日本は米国に同調する姿勢をとり、与謝野財務相はガイトナー長官と会談し、GDP比2%という「そのレベルは超える」追加刺激策、GDP0.6%分に相当する3兆円を超える財政出動を打ち出す方針を表明したが、会議は結局、アメリカが求めてきた数値目標は盛り込まれなかった。
<<「通貨切り下げ競争」>>
さらにG20財務相・中央銀行総裁会議に出席していたブラジル、ロシア、インド、中国の新興4カ国(BRICs)の財務相は、共同声明を出し、国際通貨基金(IMF)における各国の出資比率の見直しと新興国の発言権拡大を強く求め、原油価格の下落などを受け、ルーブルを切り下げたロシアのクドリン財務相は、現実は「切り下げ競争と呼べるだろう。ある国が切り下げれば、他国も追随せざるを得ず、問題になる」と述べ、世界的な「通貨切り下げ競争」への警告を発する事態であった。
共同声明とは裏腹に、利害は錯綜し、保護主義の蔓延と通貨切下げ競争への怖れが、当面をつくろう妥協的な、具体性のない合意をしか生み出さなかったともいえよう。4/2からのG20金融サミットが金融恐慌と経済恐慌の真の脱出口を見出せるのかどうか、危ぶまれる事態が現出されたのである。
このロンドン金融サミットに対して、イギリスの労組全国組織・労働組合会議(TUC)とその傘下の労組および非政府組織(NGO)が、この3/13に、「人間を第一に」と題した政策提言を共同で発表し、3/28に「人間を第一に」「雇用を、正義を、気候変動対策を」のスローガンを掲げた、共同のデモンストレーションを呼びかけている。
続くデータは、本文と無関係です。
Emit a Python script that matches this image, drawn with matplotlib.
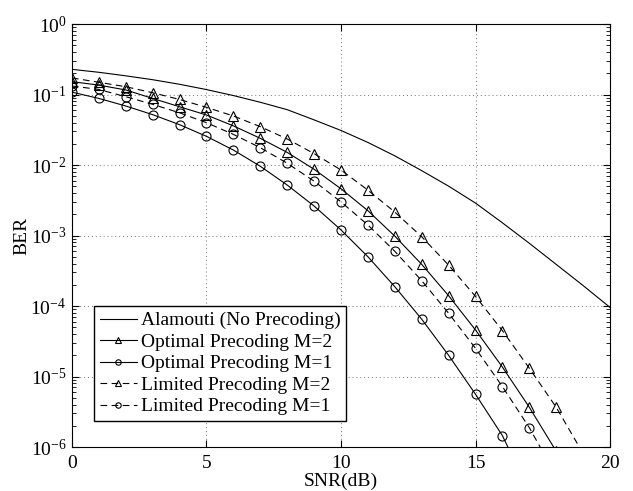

金融・経済恐慌脱出の最短で決定的な役割を果たすものは、3兆ドルから6兆ドルもの過酷な経済負担を強いているイラク戦争、アフガニスタン戦争を即刻停止させ、それらに関与している全外国軍隊を早急に撤退させるという、戦争経済から平和経済への転換を明確に打ち出すことである。オバマ政権はいまだにこのメッセージを明確に打ち出せずに、逆のあいまいな戦争関与政策に拘泥していることが、恐慌脱出への真の展望を見出せなくしているのである。そして第二は、国際・国内両面における市場原理主義からの決別を明確にすることである。それは、投機経済と野放しの弱肉強食経済に最大の責任を有する多国籍企業・国際金融資本・投機資本に対する徹底した民主的規制を課すこと、同時にそれらの国際的資本移動と収益に対して国際的共通課税を課すことを国際的ルールとし、それらを原資とした地球規模の環境対策、貧困対策、雇用対策、食糧危機対策、これらを包括した国際的規模のニューディール政策、29年恐慌におけるニューディール政策を上回る、「人間を第一」とした「雇用、正義、気候変動対策」の世界的規模でのニューディール政策を打ち出すことが要請されているのである。
しかし日本の政局は、こうした要請からまったくかけ離れたものとなり、「死に体」同然となってきた麻生政権は、自己の延命にのみ汲々とし、謀略的な西松献金事件に一喜一憂し、小沢民主党はこれに振り回されて、この危機的経済状況に最も必要とされている基本政策を打ち出すこともできず、新執行部構築、反転全面攻勢という局面打開のイニシャチブも取れないでいる。猛省が促されるところである。